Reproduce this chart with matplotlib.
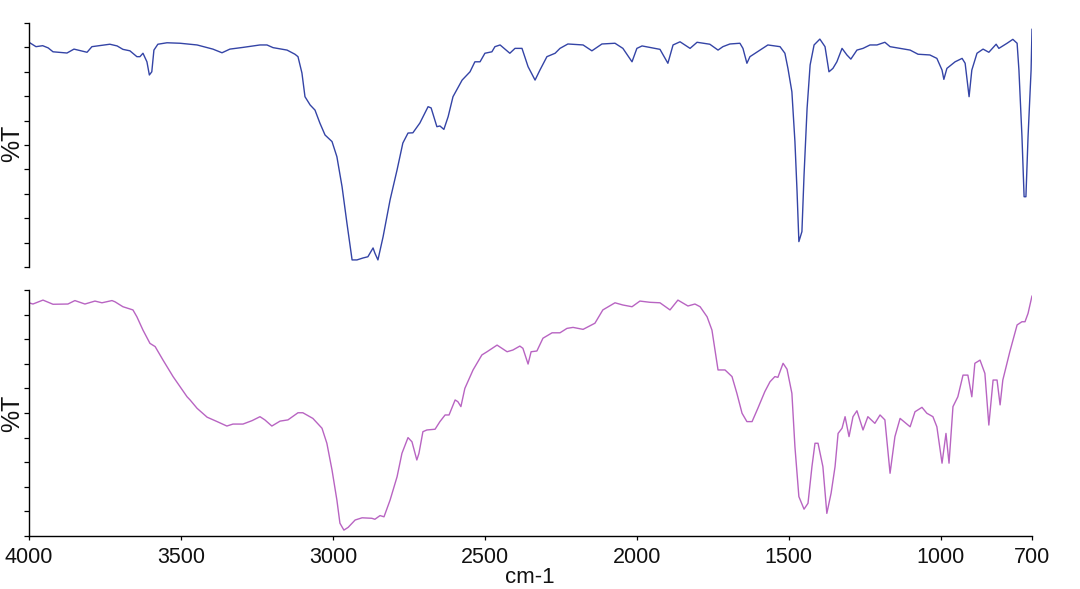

==

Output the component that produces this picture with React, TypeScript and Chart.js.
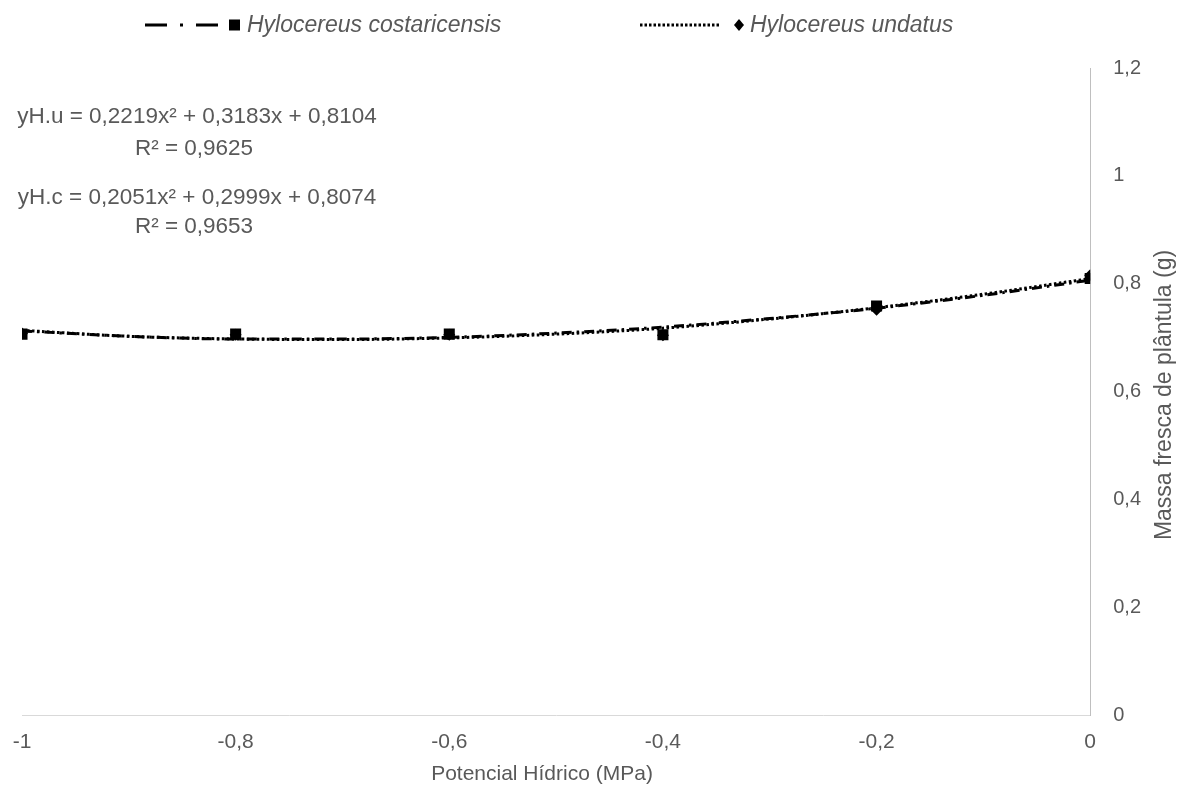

--

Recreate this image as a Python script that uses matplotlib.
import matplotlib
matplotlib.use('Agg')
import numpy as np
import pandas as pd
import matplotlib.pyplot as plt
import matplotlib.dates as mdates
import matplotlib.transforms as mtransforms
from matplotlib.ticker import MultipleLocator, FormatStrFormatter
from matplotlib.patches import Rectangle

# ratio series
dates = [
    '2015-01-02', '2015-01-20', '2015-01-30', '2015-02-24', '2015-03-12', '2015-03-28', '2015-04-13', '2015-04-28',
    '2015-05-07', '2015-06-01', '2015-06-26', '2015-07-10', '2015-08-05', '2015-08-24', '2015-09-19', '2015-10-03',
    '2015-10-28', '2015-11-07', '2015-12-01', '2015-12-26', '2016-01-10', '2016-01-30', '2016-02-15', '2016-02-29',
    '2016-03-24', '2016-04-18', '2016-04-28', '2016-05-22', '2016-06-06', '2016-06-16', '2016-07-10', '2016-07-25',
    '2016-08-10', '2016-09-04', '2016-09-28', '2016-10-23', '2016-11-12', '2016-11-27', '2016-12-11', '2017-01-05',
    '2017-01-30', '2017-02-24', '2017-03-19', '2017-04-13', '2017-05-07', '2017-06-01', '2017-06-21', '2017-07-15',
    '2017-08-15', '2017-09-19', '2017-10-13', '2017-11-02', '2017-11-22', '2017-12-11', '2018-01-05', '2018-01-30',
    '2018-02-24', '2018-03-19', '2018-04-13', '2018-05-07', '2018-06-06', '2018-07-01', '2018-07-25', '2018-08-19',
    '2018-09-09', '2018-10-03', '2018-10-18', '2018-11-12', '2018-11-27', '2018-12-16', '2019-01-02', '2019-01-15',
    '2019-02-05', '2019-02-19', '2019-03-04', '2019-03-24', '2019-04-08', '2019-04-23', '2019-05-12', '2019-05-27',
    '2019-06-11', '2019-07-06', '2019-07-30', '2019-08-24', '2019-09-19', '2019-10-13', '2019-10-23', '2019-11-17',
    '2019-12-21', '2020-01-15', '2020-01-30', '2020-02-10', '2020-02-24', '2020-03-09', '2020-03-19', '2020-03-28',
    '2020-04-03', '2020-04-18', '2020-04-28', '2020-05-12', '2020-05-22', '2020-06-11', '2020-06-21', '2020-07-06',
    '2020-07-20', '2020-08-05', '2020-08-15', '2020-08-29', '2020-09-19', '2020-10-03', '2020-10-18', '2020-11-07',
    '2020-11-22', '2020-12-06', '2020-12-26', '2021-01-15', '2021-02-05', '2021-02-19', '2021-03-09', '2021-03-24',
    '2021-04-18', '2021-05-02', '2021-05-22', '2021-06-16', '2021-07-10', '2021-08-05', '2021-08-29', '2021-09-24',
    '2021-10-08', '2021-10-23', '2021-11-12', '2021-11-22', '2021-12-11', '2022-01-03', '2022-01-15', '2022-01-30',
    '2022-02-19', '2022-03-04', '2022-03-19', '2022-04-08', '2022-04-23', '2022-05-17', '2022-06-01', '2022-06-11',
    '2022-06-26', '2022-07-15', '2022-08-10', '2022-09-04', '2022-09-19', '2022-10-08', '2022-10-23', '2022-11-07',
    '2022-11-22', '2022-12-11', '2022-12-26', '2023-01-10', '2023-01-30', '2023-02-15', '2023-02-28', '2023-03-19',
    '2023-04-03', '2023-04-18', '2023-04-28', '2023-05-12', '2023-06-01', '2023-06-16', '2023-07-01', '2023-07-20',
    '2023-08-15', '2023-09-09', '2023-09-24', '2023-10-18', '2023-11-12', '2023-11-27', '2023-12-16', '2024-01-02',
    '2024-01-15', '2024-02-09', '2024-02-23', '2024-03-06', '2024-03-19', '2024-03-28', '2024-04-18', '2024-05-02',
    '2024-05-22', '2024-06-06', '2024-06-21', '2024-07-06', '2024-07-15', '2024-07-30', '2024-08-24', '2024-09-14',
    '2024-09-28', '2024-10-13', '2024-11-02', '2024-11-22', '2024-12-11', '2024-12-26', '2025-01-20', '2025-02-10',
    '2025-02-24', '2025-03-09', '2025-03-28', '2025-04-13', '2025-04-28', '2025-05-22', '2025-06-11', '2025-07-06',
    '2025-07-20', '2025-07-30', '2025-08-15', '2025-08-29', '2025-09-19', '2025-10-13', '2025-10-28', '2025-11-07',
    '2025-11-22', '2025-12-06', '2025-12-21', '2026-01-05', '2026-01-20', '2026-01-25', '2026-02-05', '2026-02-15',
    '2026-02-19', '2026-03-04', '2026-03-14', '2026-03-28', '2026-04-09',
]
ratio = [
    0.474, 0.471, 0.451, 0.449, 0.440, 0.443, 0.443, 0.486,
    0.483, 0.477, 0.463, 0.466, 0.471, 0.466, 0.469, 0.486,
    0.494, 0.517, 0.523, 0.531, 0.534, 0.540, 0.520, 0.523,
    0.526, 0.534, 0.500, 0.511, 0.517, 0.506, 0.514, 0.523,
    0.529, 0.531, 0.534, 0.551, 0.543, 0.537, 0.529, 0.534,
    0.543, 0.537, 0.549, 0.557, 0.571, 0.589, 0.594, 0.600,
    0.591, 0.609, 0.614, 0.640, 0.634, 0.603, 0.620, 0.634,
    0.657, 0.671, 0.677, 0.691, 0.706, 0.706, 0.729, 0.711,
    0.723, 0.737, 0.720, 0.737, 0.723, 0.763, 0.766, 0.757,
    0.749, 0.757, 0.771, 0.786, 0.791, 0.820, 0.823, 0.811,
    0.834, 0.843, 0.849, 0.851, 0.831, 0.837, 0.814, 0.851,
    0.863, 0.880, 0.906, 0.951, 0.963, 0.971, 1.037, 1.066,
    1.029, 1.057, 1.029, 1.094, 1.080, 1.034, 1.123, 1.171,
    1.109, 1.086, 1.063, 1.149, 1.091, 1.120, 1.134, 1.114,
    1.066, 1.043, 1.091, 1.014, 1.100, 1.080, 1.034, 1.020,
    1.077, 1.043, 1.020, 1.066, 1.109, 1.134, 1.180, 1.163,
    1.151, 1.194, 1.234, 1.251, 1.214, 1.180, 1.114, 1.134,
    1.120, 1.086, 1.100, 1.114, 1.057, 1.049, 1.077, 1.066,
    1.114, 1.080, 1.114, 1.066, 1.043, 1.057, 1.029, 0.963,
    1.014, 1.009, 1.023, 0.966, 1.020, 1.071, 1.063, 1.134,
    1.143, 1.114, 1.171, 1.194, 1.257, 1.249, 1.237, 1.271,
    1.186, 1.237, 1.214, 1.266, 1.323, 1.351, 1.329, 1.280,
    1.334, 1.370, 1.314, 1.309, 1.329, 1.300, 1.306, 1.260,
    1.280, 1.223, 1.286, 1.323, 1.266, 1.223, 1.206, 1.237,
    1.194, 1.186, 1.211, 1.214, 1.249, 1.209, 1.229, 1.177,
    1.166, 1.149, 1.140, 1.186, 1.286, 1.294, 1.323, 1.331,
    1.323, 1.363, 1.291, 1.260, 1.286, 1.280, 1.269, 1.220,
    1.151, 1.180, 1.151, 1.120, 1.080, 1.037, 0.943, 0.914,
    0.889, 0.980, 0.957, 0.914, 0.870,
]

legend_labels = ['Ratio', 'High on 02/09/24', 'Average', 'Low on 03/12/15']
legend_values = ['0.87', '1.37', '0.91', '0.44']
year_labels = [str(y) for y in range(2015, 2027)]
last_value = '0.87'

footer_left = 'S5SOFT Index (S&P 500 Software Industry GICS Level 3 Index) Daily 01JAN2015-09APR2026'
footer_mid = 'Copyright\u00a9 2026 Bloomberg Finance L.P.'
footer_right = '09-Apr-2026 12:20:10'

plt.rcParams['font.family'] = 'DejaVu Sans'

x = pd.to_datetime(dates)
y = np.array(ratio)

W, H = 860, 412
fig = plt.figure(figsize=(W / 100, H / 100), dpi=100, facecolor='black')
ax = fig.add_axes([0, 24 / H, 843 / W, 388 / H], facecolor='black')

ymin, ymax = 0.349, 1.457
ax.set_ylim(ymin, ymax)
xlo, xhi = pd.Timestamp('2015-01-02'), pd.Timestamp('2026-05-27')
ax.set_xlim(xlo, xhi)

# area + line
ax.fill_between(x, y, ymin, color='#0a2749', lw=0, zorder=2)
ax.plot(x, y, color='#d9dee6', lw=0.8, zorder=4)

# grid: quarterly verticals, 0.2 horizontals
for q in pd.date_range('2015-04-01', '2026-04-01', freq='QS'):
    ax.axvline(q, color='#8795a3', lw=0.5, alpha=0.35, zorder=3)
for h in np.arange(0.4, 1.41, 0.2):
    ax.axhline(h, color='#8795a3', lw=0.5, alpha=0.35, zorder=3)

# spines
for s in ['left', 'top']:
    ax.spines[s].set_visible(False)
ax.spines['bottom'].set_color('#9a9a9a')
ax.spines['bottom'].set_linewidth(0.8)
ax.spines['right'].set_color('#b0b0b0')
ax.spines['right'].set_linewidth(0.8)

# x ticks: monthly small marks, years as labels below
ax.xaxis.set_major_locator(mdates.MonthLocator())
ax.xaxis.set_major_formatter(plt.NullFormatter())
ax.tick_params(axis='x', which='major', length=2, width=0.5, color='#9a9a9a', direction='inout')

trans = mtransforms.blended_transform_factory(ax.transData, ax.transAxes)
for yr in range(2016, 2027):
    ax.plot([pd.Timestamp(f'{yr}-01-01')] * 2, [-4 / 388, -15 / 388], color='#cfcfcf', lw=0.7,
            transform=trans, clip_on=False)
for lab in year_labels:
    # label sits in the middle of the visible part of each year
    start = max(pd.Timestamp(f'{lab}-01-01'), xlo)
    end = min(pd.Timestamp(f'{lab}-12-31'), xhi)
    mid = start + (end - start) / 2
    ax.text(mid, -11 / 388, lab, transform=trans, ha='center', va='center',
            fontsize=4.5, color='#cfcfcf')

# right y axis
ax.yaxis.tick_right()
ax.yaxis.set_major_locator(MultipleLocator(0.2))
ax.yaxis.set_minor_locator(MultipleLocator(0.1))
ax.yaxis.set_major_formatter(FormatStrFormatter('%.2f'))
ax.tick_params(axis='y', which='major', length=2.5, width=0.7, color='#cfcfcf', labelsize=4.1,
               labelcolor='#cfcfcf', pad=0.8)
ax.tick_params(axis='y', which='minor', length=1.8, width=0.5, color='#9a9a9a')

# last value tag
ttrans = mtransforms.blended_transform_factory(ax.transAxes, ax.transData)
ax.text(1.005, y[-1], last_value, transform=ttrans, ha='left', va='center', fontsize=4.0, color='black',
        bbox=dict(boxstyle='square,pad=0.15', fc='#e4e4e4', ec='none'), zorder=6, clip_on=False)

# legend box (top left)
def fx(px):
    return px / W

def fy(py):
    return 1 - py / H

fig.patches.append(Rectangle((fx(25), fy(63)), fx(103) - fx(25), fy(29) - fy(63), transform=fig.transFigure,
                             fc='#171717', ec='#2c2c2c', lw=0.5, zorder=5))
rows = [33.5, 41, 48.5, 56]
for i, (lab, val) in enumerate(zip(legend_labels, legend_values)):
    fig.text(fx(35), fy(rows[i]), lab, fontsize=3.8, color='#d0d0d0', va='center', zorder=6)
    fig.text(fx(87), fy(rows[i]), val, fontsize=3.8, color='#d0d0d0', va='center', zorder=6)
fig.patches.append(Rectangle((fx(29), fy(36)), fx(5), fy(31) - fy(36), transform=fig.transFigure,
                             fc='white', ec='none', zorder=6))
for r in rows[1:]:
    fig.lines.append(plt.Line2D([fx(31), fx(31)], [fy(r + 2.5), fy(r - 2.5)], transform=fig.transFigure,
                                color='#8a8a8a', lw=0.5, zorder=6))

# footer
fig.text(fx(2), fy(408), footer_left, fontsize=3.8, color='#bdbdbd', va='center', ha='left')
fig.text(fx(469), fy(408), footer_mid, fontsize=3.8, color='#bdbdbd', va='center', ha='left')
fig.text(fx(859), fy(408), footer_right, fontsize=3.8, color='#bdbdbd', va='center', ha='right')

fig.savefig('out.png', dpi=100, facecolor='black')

▶ WHAT YOU NEED TO DO: Repeat, word for word, only the lines from the line holding "Recreate this image" through the line holding "from matplotlib.patches import Rectangle", with both of those lines included.

▶ SOLUTION BELOW:
Recreate this image as a Python script that uses matplotlib.
import matplotlib
matplotlib.use('Agg')
import numpy as np
import pandas as pd
import matplotlib.pyplot as plt
import matplotlib.dates as mdates
import matplotlib.transforms as mtransforms
from matplotlib.ticker import MultipleLocator, FormatStrFormatter
from matplotlib.patches import Rectangle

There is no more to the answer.